Which arbitrary path should be followed for ostriches that tested positive for avian flu: the one for wild birds, for domestic poultry or for cows?

1) Ignore; 2) Cull the entire flock; 3) Remove the affected animals temporarily and wait till the infection is over; 4) Meryl's plan?

There is a herd of 450 ostriches in British Columbia, Canada and two of the birds tested positive for bird flu on December 30. There were deaths in the flock.

Court documents show 69 of the 450 ostriches on the farm died between mid-December and Jan. 15 after showing symptoms of avian influenza.

The thing is, neither the ostriches nor their eggs were being used for food. The eggs were sold for scientific work on antibodies.

That did not stop the Canadian Food Inspection Agency (CFIA) from issuing a cull order for the entire herd, with a deadline of February 1. (A group of ostriches can be called a flock or a herd—look it up if you don’t believe me—making the comparison to cows that much stronger. Maybe.)

But if they can cull ostriches for bird flu, they can cull mink and foxes—oh, yes, that was done in Finland in 2023. Can they cull cats and dogs?

The owners began a GoFundMe for legal costs and challenged the agency. Like elephants, and humans, ostriches have a lifespan of 75 years. Oh my, will they cull elephants? You can’t just replace a flock of ostriches like you can a flock of chickens, in a few months.

It seems you can find avian flu almost anywhere you look. Here is a USDA website listing the animals and locations in which H5N1 bird flu was identified in the US:

Well, at the last moment a judge stayed the cull order, pending a trial on the matter.
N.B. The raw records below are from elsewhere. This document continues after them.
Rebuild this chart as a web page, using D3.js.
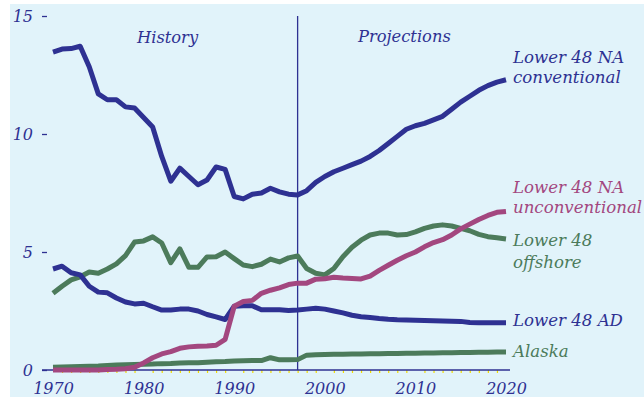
<!DOCTYPE html>
<html>
<head>
<meta charset="utf-8">
<script src="https://cdn.jsdelivr.net/npm/d3@7"></script>
<style>
  html, body { margin: 0; padding: 0; background: #ffffff; }
  svg { display: block; }
  text { font-family: "DejaVu Serif", serif; font-style: italic; }
</style>
</head>
<body>
<svg id="chart" width="644" height="397"></svg>
<script>
// Annual natural gas production by source, trillion cubic feet
const years = d3.range(1970, 2021);

const naConventional = [
  13.47, 13.6, 13.62, 13.72, 12.85, 11.7, 11.45, 11.45, 11.15, 11.1,
  10.7, 10.3, 9.05, 8.0, 8.55, 8.2, 7.85, 8.05, 8.6, 8.5,
  7.35, 7.25, 7.45, 7.5, 7.7, 7.55, 7.45, 7.42, 7.6, 7.95,
  8.2, 8.4, 8.55, 8.7, 8.85, 9.05, 9.3, 9.6, 9.9, 10.2,
  10.35, 10.45, 10.6, 10.75, 11.05, 11.35, 11.6, 11.85, 12.05, 12.2,
  12.3
];

const naUnconventional = [
  0.0, 0.0, 0.0, 0.0, 0.0, 0.0, 0.02, 0.03, 0.05, 0.12,
  0.3, 0.52, 0.68, 0.78, 0.92, 0.98, 1.01, 1.02, 1.05, 1.3,
  2.7, 2.9, 2.95, 3.25, 3.38, 3.48, 3.62, 3.68, 3.68, 3.85,
  3.87, 3.93, 3.9, 3.88, 3.86, 3.98, 4.22, 4.44, 4.65, 4.84,
  5.0, 5.22, 5.4, 5.52, 5.72, 5.98, 6.18, 6.38, 6.55, 6.68,
  6.72
];

const offshore = [
  3.25, 3.55, 3.82, 3.95, 4.15, 4.1, 4.28, 4.5, 4.85, 5.42,
  5.47, 5.64, 5.38, 4.55, 5.13, 4.35, 4.35, 4.79, 4.8, 5.0,
  4.72, 4.45, 4.38, 4.48, 4.7, 4.58, 4.75, 4.83, 4.3, 4.1,
  4.03, 4.3, 4.8, 5.2, 5.5, 5.72, 5.8, 5.8, 5.72, 5.74,
  5.85, 6.0, 6.1, 6.15, 6.1, 6.0, 5.9, 5.75, 5.65, 5.6,
  5.55
];

const associatedDissolved = [
  4.28, 4.4, 4.12, 4.03, 3.55, 3.3, 3.27, 3.05, 2.88, 2.8,
  2.83, 2.68, 2.54, 2.54, 2.58, 2.58, 2.5, 2.35, 2.25, 2.14,
  2.7, 2.72, 2.72, 2.55, 2.55, 2.55, 2.52, 2.54, 2.58, 2.62,
  2.58, 2.5, 2.42, 2.32, 2.26, 2.22, 2.18, 2.15, 2.13, 2.12,
  2.11, 2.1, 2.09, 2.08, 2.07, 2.06, 2.01, 2.0, 2.0, 2.0,
  2.0
];

const alaska = [
  0.12, 0.13, 0.14, 0.15, 0.16, 0.17, 0.19, 0.21, 0.22, 0.23,
  0.24, 0.25, 0.27, 0.28, 0.3, 0.31, 0.31, 0.33, 0.35, 0.36,
  0.38, 0.39, 0.4, 0.4, 0.52, 0.43, 0.43, 0.44, 0.63, 0.65,
  0.66, 0.67, 0.67, 0.68, 0.68, 0.69, 0.69, 0.7, 0.7, 0.71,
  0.71, 0.72, 0.72, 0.73, 0.73, 0.74, 0.74, 0.75, 0.75, 0.76,
  0.76
];

const yTicks = [0, 5, 10, 15];
const xLabelTicks = [1970, 1980, 1990, 2000, 2010, 2020];
const splitYear = 1997;

const BLUE = "#2e3192";
const GREEN = "#4c7b5b";
const PINK = "#a3477f";
const BG = "#e1f3fa";

const svg = d3.select("#chart");

const x = d3.scaleLinear().domain([1970, 2020]).range([53, 506]);
const y = d3.scaleLinear().domain([0, 15]).range([370, 16]);

// panel background
svg.append("rect")
  .attr("x", 10).attr("y", 4)
  .attr("width", 634).attr("height", 393)
  .attr("fill", BG);

// y axis: short dash ticks with italic labels, no spine
const yAxis = svg.append("g")
  .attr("transform", "translate(47,0)")
  .call(d3.axisLeft(y).tickValues(yTicks).tickSize(5).tickPadding(9).tickFormat(d3.format("d")));
yAxis.select(".domain").remove();
yAxis.selectAll(".tick line").attr("stroke", BLUE).attr("stroke-width", 1.3);
yAxis.selectAll(".tick text")
  .attr("fill", BLUE)
  .style("font-size", "16px")
  .style("font-family", "'DejaVu Serif', serif")
  .style("font-style", "italic");

// minor (yearly) ticks on the x axis
const minorYears = years.filter(d => d % 10 !== 0);
const xMinor = svg.append("g")
  .attr("transform", "translate(0,370)")
  .call(d3.axisBottom(x).tickValues(minorYears).tickSize(3).tickFormat(""));
xMinor.select(".domain").remove();
xMinor.selectAll(".tick line").attr("stroke", "#f2dc00").attr("stroke-width", 1.2);

// x axis baseline and decade labels
const xAxis = svg.append("g")
  .attr("transform", "translate(0,370)")
  .call(d3.axisBottom(x).tickValues(xLabelTicks).tickSize(0).tickPadding(13).tickFormat(d3.format("d")));
xAxis.select(".domain").remove();
xAxis.selectAll(".tick text")
  .attr("fill", BLUE)
  .style("font-size", "16px")
  .style("font-family", "'DejaVu Serif', serif")
  .style("font-style", "italic");

svg.append("line")
  .attr("x1", 42).attr("x2", 510)
  .attr("y1", 370).attr("y2", 370)
  .attr("stroke", BLUE).attr("stroke-width", 1.5);

// history / projections divider
svg.append("line")
  .attr("x1", x(splitYear)).attr("x2", x(splitYear))
  .attr("y1", y(15)).attr("y2", y(0))
  .attr("stroke", BLUE).attr("stroke-width", 1.3);

svg.append("text")
  .attr("x", 137).attr("y", 43)
  .attr("fill", BLUE).style("font-size", "16.3px")
  .text("History");
svg.append("text")
  .attr("x", 358).attr("y", 42)
  .attr("fill", BLUE).style("font-size", "16.3px")
  .text("Projections");

// series lines
const line = d3.line()
  .x((d, i) => x(years[i]))
  .y(d => y(d));

const series = [
  { values: offshore, color: GREEN },
  { values: alaska, color: GREEN },
  { values: associatedDissolved, color: BLUE },
  { values: naConventional, color: BLUE },
  { values: naUnconventional, color: PINK }
];

svg.append("g")
  .selectAll("path")
  .data(series)
  .join("path")
  .attr("d", d => line(d.values))
  .attr("fill", "none")
  .attr("stroke", d => d.color)
  .attr("stroke-width", 5)
  .attr("stroke-linejoin", "round");

// series labels at the right end
const labels = [
  { lines: ["Lower 48 NA", "conventional"], baselines: [63, 83], color: BLUE },
  { lines: ["Lower 48 NA", "unconventional"], baselines: [193, 213], color: PINK },
  { lines: ["Lower 48", "offshore"], baselines: [246, 268], color: GREEN },
  { lines: ["Lower 48 AD"], baselines: [326], color: BLUE },
  { lines: ["Alaska"], baselines: [357], color: GREEN }
];

labels.forEach(l => {
  l.lines.forEach((t, i) => {
    svg.append("text")
      .attr("x", 513)
      .attr("y", l.baselines[i])
      .attr("fill", l.color)
      .style("font-size", "16.6px")
      .text(t);
  });
});
</script>
</body>
</html>
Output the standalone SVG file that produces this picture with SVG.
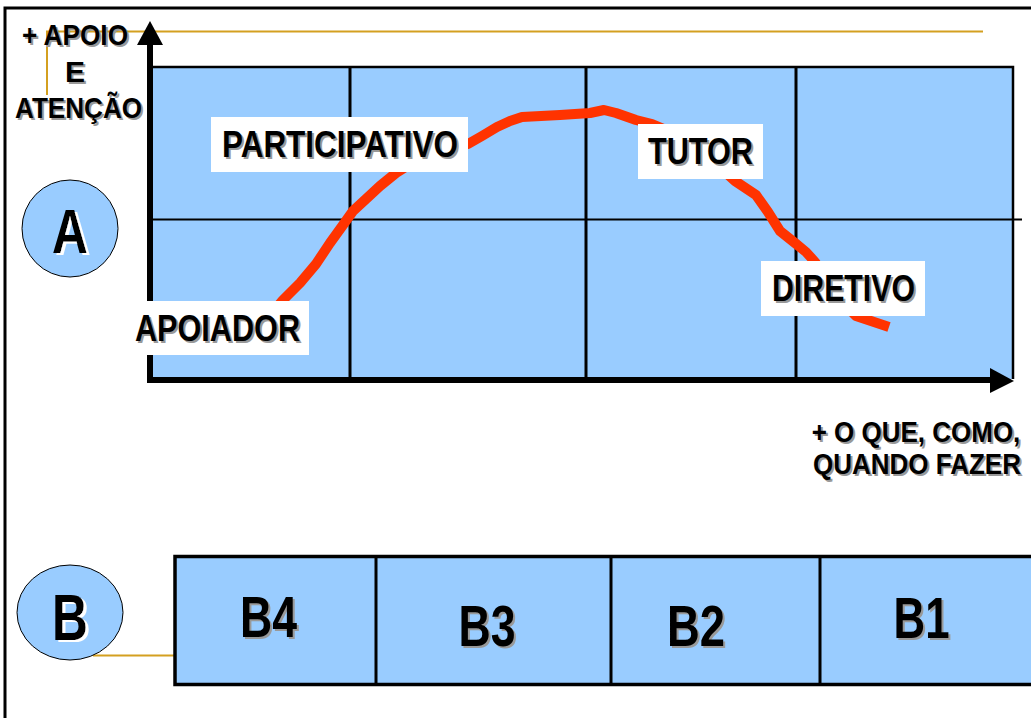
<svg xmlns="http://www.w3.org/2000/svg" width="1031" height="718" viewBox="0 0 1031 718">
<defs>
<filter id="ws" x="-20%" y="-20%" width="150%" height="150%">
<feDropShadow dx="3" dy="2" stdDeviation="0.3" flood-color="#ffffff" flood-opacity="1"/>
</filter>
</defs>
<style>
.t{font-family:"Liberation Sans",Arial,sans-serif;font-weight:bold;text-anchor:middle;fill:#000}
.sh{fill:#999999}
.w{filter:url(#ws)}
.gold{stroke:#D4A020;stroke-width:2;fill:none}
.grid{stroke:#000;fill:none}
.box{fill:#fff}
.blue{fill:#99CCFF}
</style>
<rect width="1031" height="718" fill="#fff"/>
<g id="frame">
<path d="M5,718 V8 H1031" stroke="#000" stroke-width="3" fill="none"/>
</g>
<g id="guides">
<path class="gold" d="M47,95 V31.5 H983"/>
<path class="gold" d="M93,655.5 H175"/>
</g>
<g id="chart">
<rect class="blue" x="152" y="67" width="861" height="312"/>
<path class="grid" stroke-width="2.5" d="M150,67 H1013 V379"/>
<path class="grid" stroke-width="2" d="M150,219.5 H1022"/>
<path class="grid" stroke-width="3" d="M350,67 V379 M586,67 V379 M796,67 V379"/>
</g>
<g id="curve">
<polyline points="268,318 283,300 300,283 316,264 330,243 343,225 353,211 366,199 380,186 396,173 415,161 440,152 468,144 482,136 497,127 510,121 522,117 560,115 590,113 604,110 616,113 636,120 652,124 690,140 735,181 756,195 768,212 780,231 795,243 806,252 815,262 840,300 856,316 889,327" fill="none" stroke="#FF3300" stroke-width="10" stroke-linejoin="round"/>
</g>
<g id="axes">
<line x1="150" y1="40" x2="150" y2="383" stroke="#000" stroke-width="6"/>
<polygon points="150,21 163,45 137,45" fill="#000"/>
<line x1="147" y1="380" x2="992" y2="380" stroke="#000" stroke-width="6"/>
<polygon points="1014,381 990,368 990,393" fill="#000"/>
</g>
<g id="label-participativo">
<rect class="box" x="211" y="117" width="257" height="55"/>
<text class="t sh" x="342" y="159" font-size="36" textLength="236" lengthAdjust="spacingAndGlyphs">PARTICIPATIVO</text>
<text class="t" x="340" y="157" font-size="36" textLength="236" lengthAdjust="spacingAndGlyphs">PARTICIPATIVO</text>
</g>
<g id="label-tutor">
<rect class="box" x="638" y="124" width="125" height="55"/>
<text class="t sh" x="702.5" y="166" font-size="36" textLength="105" lengthAdjust="spacingAndGlyphs">TUTOR</text>
<text class="t" x="700.5" y="164" font-size="36" textLength="105" lengthAdjust="spacingAndGlyphs">TUTOR</text>
</g>
<g id="label-diretivo">
<rect class="box" x="761" y="261" width="164" height="55"/>
<text class="t sh" x="845.5" y="303" font-size="36" textLength="143" lengthAdjust="spacingAndGlyphs">DIRETIVO</text>
<text class="t" x="843.5" y="301" font-size="36" textLength="143" lengthAdjust="spacingAndGlyphs">DIRETIVO</text>
</g>
<g id="label-apoiador">
<rect class="box" x="128" y="301" width="181" height="54"/>
<text class="t sh" x="219.5" y="343" font-size="36" textLength="165" lengthAdjust="spacingAndGlyphs">APOIADOR</text>
<text class="t" x="217.5" y="341" font-size="36" textLength="165" lengthAdjust="spacingAndGlyphs">APOIADOR</text>
</g>
<g id="y-label">
<text class="t sh" x="77" y="47" font-size="30" textLength="106" lengthAdjust="spacingAndGlyphs">+ APOIO</text>
<text class="t" x="75" y="45" font-size="30" textLength="106" lengthAdjust="spacingAndGlyphs">+ APOIO</text>
<text class="t sh" x="77" y="84" font-size="30">E</text>
<text class="t" x="75" y="82" font-size="30">E</text>
<text class="t sh" x="80.5" y="120" font-size="30" textLength="127" lengthAdjust="spacingAndGlyphs">ATENÇÃO</text>
<text class="t" x="78.5" y="118" font-size="30" textLength="127" lengthAdjust="spacingAndGlyphs">ATENÇÃO</text>
</g>
<g id="x-label">
<text class="t sh" transform="translate(918,444) scale(1,1.12)" x="0" y="0" font-size="26">+ O QUE, COMO,</text>
<text class="t" transform="translate(916,442) scale(1,1.12)" x="0" y="0" font-size="26">+ O QUE, COMO,</text>
<text class="t sh" transform="translate(919,476) scale(1,1.12)" x="0" y="0" font-size="26">QUANDO FAZER</text>
<text class="t" transform="translate(917,474) scale(1,1.12)" x="0" y="0" font-size="26">QUANDO FAZER</text>
</g>
<g id="circle-a">
<ellipse class="blue" cx="70" cy="228.5" rx="48" ry="48.5" stroke="#000" stroke-width="1"/>
<text class="t w" x="70" y="253" font-size="63" textLength="36" lengthAdjust="spacingAndGlyphs">A</text>
</g>
<g id="circle-b">
<ellipse class="blue" cx="70" cy="612.5" rx="53" ry="47.5" stroke="#000" stroke-width="1"/>
<text class="t w" x="70" y="640" font-size="65" textLength="36" lengthAdjust="spacingAndGlyphs">B</text>
</g>
<g id="bar-b">
<rect class="blue" x="175" y="556.5" width="870" height="128" stroke="#000" stroke-width="3.5"/>
<path class="grid" stroke-width="3" d="M376,556 V685 M611,556 V685 M820,556 V685"/>
</g>
<g id="b4">
<text class="t sh" x="270.5" y="639" font-size="58" textLength="57" lengthAdjust="spacingAndGlyphs">B4</text>
<text class="t" x="268.5" y="637" font-size="58" textLength="57" lengthAdjust="spacingAndGlyphs">B4</text>
</g>
<g id="b3">
<text class="t sh" x="489" y="648" font-size="58" textLength="57" lengthAdjust="spacingAndGlyphs">B3</text>
<text class="t" x="487" y="646" font-size="58" textLength="57" lengthAdjust="spacingAndGlyphs">B3</text>
</g>
<g id="b2">
<text class="t sh" x="698" y="648" font-size="58" textLength="58" lengthAdjust="spacingAndGlyphs">B2</text>
<text class="t" x="696" y="646" font-size="58" textLength="58" lengthAdjust="spacingAndGlyphs">B2</text>
</g>
<g id="b1">
<text class="t sh" x="923.5" y="640" font-size="58" textLength="56" lengthAdjust="spacingAndGlyphs">B1</text>
<text class="t" x="921.5" y="638" font-size="58" textLength="56" lengthAdjust="spacingAndGlyphs">B1</text>
</g>
</svg>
While the owners believe that the deaths have ended and the flock is now immune from bird flu, by the time the case gets to court (in months or years) there will be no question as to whether the flock still harbors active bird flu infections. It won’t.

Did the Canadian government agency want to stave off the possibility of having live, immune birds whose antibodies and immune response could be studied, and which could, potentially, contribute to the development of non-vaccine therapies?

Why does a food agency have jurisdiction over non-food animals anyway?

The federal agency’s lawyer, Paul Saunders, told the hearing that it required farms to cull entire herds because there was a risk that the virus could incubate, mutate and create new variants, even in healthy animals.

“There is a risk of human transmission. There is a risk of illness and death,” Saunders said.

So what if the virus mutated? That is what it is doing in wild birds. All viruses mutate. This is not smallpox, and you cannot rid the planet of avian flu.

Instead you need to learn to live with it. Culling chickens is what has led to the majority of human cases—in the workers who do the culling. So if you want the virus to have access to more humans to mutate in, then keep up the culling!

What I suggest is to

  1. Get a 100% validation of the bird flu tests being used.
  2. Test what happens to a chicken house when you don’t cull, after a chicken tests positive. Remove all the chickens and eggs from the food chain. But continue to treat them as you would otherwise. How many die? How many recover? Can you detect viable virus in the flock? For how long? Feed raw and cooked chicken and egg to experimental animals and see if you can transmit the disease. Does any virus mutate so that it becomes more pathogenic to humans? Once these tests have been done we can use common sense to choose the right strategy and decide whether containment of any kind is necessary.
  3. Similar experiments should be done with cows.
  4. Stop all GOF research on bird flu (and everything else) immediately.
  5. Investigate why the highly pathogenic bird flu mutations were published: whose idea was that? Who gave the okay? Why is the US government paying for published research that tells the world how to create a deadly bird flu?